“While start-ups often attract considerable public attention and are critical to building the entrepreneurial ecosystem, it is high-impact entrepreneurs who are the power behind our economy.” This is, at least, the conclusion of Ernst and Young’s annual paper called “The Vital Entrepreneur.”
For the paper, Ernst and Young combed through the company’s 250 Entrepreneur of the Year finalists to identify common traits. The paper broke down the group into six company categories–private, public, family-owned, women-owned, venture capital backed and private equity backed companies. The paper then identified the strengths unique to companies in each category.
Here is a breakdown of the paper’s findings for each category:
Of the EY Entrepreneur of the Year finalists, 88 percent were private companies. This group experienced 33 percent revenue growth and 26 percent job growth on average over the past fiscal year. According to the paper, the factors most important this success were independence, flexibility and freedom. The paper continued that as private companies are not required to disclose financial information to the public, these companies had greater freedom to focus on long-term goals with less pressure to deliver short-term performance.
The VC-backed finalists saw 70 percent revenue and 47 percent job growth over the 2012 fiscal year–probably part of the reason the paper identified the VC model as “one of the best options to fund the early and scale-up stages for innovators that are disrupting incumbents and creating new market niches.” The Ernst and Young paper identified that beyond the funding, these companies receive from VCs, the relationships with VCs offer companies expertise, connections and experience.
Private equity backed companies
Though the revenue and job growth percentage in this category was lower than the VC-backed business, the paper stressed that these companies are rewarded by the partnerships with private equity companies–such as geographic expansion, access to broader networks, and standardization to name a few. Additionally, of the entire pool of finalists the PE backed firms as a group had a higher median revenue than 50 percent of all the finalists.
This category accounted for 50 percent of tall the finalist in the EY Entrepreneur of the Year competition. Why? According to the paper, resilience. Of this group, most of the companies were private, so they were free of the short-term pressures of the public markets and able to adopt a longer-term view, which affects their decisions as well. Another important thing to note is that 61 percent of these companies reported funding their companies through bank loans, 58 percent through re-invested earnings while 12 percent reported using private equity and two percent reported using venture capital. The emphasis on bank loans required most of the companies in this category to manage growth relative to cash flow.
This category was a bit smaller than others–only 11 percent of the finalists in the paper were female-owned companies. These companies, however, had a median revenue growth rate of 20 percent per year and a median job growth of 18 percent per year over the last two years. According to the paper, these companies were younger than others in the pool of finalists (median age of 9 years) and tended to be smaller–making them more agile and able to respond more quickly to changes in the market.
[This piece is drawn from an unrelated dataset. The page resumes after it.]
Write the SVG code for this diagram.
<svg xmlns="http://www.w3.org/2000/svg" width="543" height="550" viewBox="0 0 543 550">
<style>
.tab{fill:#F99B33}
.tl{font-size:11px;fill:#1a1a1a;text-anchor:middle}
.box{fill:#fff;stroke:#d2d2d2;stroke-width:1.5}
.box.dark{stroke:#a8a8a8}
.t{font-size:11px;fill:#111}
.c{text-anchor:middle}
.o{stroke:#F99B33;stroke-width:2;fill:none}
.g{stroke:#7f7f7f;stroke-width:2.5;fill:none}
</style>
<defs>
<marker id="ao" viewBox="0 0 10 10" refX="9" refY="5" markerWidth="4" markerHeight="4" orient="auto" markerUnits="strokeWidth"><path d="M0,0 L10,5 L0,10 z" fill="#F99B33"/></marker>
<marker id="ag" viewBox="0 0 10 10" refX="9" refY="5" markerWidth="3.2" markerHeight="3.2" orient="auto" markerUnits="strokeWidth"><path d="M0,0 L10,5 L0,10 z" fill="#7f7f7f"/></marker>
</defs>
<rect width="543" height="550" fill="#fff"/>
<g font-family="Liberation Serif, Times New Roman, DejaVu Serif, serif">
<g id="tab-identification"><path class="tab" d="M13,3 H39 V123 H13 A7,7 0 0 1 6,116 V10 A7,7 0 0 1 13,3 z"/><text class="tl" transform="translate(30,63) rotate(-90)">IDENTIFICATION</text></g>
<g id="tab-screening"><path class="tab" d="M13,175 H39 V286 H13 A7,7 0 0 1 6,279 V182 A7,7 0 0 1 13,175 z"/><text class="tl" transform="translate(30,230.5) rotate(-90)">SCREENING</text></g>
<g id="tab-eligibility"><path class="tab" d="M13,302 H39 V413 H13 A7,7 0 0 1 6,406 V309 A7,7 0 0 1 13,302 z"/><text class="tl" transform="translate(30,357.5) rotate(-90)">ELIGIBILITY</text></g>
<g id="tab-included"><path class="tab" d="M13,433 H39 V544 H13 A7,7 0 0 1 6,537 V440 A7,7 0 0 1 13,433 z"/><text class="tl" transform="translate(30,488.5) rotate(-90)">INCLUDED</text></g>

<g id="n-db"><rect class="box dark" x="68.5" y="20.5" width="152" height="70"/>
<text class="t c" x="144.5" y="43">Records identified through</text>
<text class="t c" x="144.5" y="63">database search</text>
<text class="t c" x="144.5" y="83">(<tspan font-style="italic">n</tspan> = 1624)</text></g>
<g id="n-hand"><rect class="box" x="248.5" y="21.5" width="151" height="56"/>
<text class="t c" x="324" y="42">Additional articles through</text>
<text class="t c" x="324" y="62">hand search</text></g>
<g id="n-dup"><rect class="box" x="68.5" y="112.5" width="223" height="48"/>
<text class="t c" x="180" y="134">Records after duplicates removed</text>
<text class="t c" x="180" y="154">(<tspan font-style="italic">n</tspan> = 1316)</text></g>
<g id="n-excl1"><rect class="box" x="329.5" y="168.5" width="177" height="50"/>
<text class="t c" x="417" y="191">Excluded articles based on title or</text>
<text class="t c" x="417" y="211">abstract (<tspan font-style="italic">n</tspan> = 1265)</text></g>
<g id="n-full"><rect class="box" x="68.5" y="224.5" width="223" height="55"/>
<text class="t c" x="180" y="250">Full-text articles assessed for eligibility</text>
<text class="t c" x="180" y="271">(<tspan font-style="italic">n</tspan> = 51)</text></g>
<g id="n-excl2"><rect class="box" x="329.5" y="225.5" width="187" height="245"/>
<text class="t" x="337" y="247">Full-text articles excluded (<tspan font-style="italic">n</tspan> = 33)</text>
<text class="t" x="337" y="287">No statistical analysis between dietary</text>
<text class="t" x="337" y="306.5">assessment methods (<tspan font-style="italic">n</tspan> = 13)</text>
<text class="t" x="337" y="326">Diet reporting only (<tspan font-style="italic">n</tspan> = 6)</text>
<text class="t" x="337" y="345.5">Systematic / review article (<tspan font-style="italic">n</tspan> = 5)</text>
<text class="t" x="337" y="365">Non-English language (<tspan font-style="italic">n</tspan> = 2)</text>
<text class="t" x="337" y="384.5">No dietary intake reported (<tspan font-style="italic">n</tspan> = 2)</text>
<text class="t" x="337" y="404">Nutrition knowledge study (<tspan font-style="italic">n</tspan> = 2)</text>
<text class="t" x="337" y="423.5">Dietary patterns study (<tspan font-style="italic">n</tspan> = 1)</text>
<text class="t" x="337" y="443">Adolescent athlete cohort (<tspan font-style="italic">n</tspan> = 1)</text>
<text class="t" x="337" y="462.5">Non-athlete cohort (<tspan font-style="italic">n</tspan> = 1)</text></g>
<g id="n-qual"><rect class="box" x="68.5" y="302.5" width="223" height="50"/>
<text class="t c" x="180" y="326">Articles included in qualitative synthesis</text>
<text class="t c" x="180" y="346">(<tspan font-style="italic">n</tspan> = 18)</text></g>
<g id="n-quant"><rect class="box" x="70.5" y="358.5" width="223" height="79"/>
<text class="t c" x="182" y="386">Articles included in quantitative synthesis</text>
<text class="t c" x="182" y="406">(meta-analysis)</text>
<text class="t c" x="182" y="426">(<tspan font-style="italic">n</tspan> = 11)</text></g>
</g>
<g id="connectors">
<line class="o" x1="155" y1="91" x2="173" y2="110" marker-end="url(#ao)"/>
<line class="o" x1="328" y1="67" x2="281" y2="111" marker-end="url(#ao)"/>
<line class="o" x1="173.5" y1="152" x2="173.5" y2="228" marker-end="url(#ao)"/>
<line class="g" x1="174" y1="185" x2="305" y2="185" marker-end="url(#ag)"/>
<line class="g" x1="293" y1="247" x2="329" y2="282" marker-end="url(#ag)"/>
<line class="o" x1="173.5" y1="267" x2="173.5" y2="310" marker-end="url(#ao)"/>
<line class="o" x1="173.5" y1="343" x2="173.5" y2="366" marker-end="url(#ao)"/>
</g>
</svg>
“The Vital Entrepreneur” highlighted operational rigor as the greatest strength of the group. It added that the commitment to continual advancement reflective of market changes and goals by the public companies is what led to continual growth by these companies. Additionally, public companies are able to attract and hold on to top talent by being able to offer higher compensation and better perks (think stock options and equity) to employees that other types of companies cannot.